Filming outside while the sun still shines, Gibson works the brightness further with filters, headbands and high-cut leopard-print leotards, for 30 minutes of heart-pumping cardio, dance and stretch, to disco, house, tribal beats and all sorts of eclectic takes.

“Dancing has always been a democratic way of being with each other,” Gibson tells me afterwards. “I think the dancefloor is a religious experience. Aerobic fitness turns me on because it’s so goofy and about breath and the heart.”

I must admit I didn’t feel like dancing this morning, but Gibson still snared my full attention and made me grin. In her Instagram Stories she shares videos from participants as far away as Edinburgh, all intent on doing the Angry Frog.

“I believe the classes to be ephemeral beasts and are essentially a free way for people to engage their bodies in a daily ritual,” says Gibson. “It’s great when they can stay online but I have let go of the idea of cataloguing them. I post the playlist I curate for each class on Spotify and have set up a PayPal for people to make donations if they have the means.”

Those donations have assisted her in keeping her creative projects going, but she also filters some into the organisations and venues that have supported her.

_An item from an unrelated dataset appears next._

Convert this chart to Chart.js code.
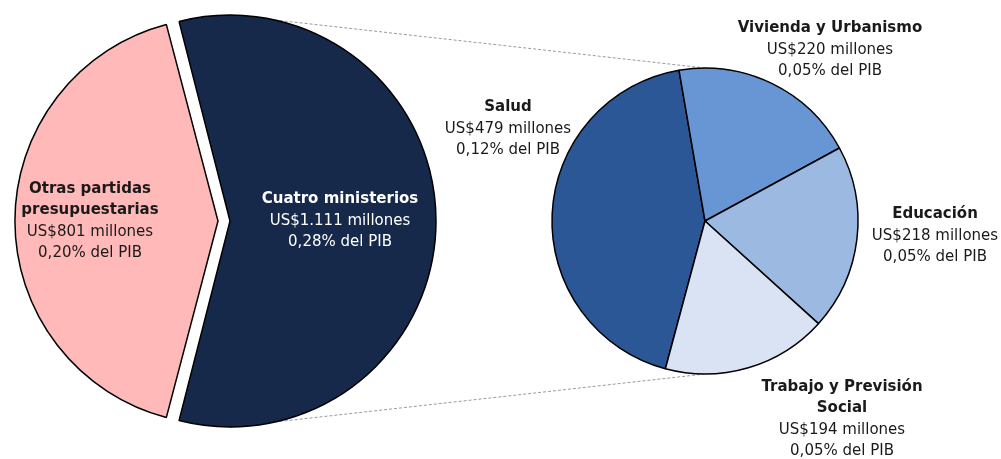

Dress for success – in lycra

As a solo journeyer on this mission, it quickly becomes apparent that having a quarantine pal grapevining in the kitchen with you would be preferable, but getting in the zone isn’t impossible if you’re alone – it just requires more dedication. Make sure you’re dressed for success in appropriate regalia, and devote the workout your full attention. At least you really can dance like no one’s watching.